__Task brief__. Up to and including the line with "(0,0) rectangle (26.675,10.725);", write out the listing from its first line, minus the pictures.

__Source material__.
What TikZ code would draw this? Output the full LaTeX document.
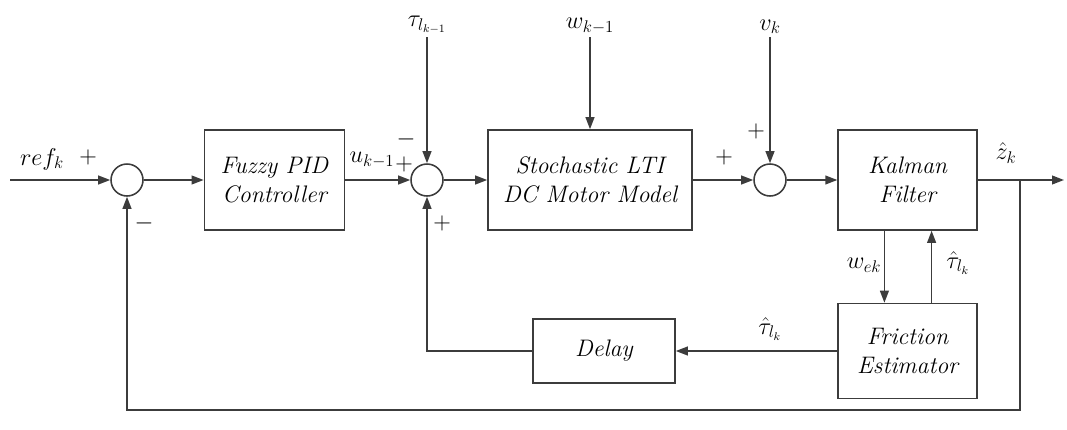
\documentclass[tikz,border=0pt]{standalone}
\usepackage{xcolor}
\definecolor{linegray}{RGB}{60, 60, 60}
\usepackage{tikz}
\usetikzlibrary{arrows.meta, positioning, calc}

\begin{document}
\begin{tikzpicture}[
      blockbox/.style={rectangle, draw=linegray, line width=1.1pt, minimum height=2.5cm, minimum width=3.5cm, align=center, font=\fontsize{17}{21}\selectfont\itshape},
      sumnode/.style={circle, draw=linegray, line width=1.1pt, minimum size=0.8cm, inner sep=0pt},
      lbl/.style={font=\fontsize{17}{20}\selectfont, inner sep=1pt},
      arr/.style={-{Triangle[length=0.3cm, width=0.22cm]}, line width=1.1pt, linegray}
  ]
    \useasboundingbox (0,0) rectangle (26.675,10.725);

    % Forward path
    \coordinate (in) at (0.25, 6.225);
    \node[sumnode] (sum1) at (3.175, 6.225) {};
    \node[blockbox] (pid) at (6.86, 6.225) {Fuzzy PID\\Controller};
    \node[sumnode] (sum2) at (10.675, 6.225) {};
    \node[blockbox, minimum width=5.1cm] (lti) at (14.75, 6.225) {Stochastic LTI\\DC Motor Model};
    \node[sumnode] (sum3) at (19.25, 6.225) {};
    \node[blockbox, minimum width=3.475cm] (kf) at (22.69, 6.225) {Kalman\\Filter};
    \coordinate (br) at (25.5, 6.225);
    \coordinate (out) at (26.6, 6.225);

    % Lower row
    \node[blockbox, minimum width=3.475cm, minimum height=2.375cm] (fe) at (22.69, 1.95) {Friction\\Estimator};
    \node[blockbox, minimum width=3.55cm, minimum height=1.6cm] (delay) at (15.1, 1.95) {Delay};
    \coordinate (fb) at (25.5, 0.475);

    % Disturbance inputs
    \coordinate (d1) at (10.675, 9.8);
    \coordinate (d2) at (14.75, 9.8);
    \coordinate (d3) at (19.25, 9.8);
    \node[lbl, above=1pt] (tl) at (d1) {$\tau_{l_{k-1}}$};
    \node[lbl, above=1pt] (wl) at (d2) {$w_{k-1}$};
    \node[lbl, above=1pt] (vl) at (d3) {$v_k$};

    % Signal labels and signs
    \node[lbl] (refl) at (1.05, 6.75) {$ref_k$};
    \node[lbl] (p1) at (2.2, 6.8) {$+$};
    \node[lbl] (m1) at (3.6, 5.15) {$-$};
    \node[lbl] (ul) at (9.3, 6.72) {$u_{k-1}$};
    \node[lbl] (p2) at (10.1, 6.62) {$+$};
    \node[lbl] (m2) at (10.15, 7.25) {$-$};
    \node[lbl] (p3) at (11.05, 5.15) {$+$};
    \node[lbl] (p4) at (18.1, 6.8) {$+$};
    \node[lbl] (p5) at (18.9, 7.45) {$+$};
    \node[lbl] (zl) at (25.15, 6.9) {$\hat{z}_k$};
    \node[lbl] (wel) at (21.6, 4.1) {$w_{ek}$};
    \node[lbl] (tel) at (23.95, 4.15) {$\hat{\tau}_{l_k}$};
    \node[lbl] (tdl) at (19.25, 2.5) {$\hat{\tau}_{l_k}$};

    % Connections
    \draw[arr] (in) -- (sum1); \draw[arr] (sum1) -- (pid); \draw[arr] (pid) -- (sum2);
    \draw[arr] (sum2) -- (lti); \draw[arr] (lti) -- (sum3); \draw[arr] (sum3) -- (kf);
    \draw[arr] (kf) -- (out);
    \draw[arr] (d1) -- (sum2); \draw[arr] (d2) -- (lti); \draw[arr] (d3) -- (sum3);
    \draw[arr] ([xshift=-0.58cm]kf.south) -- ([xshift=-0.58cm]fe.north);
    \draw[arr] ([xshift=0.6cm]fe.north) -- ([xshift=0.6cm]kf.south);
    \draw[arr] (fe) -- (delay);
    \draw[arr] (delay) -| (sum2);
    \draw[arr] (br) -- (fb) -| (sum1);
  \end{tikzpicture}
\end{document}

__Answer for this exercise__.
What TikZ code would draw this? Output the full LaTeX document.
\documentclass[tikz,border=0pt]{standalone}
\usepackage{xcolor}
\definecolor{linegray}{RGB}{60, 60, 60}
\usepackage{tikz}
\usetikzlibrary{arrows.meta, positioning, calc}

\begin{document}
\begin{tikzpicture}[
      blockbox/.style={rectangle, draw=linegray, line width=1.1pt, minimum height=2.5cm, minimum width=3.5cm, align=center, font=\fontsize{17}{21}\selectfont\itshape},
      sumnode/.style={circle, draw=linegray, line width=1.1pt, minimum size=0.8cm, inner sep=0pt},
      lbl/.style={font=\fontsize{17}{20}\selectfont, inner sep=1pt},
      arr/.style={-{Triangle[length=0.3cm, width=0.22cm]}, line width=1.1pt, linegray}
  ]
    \useasboundingbox (0,0) rectangle (26.675,10.725);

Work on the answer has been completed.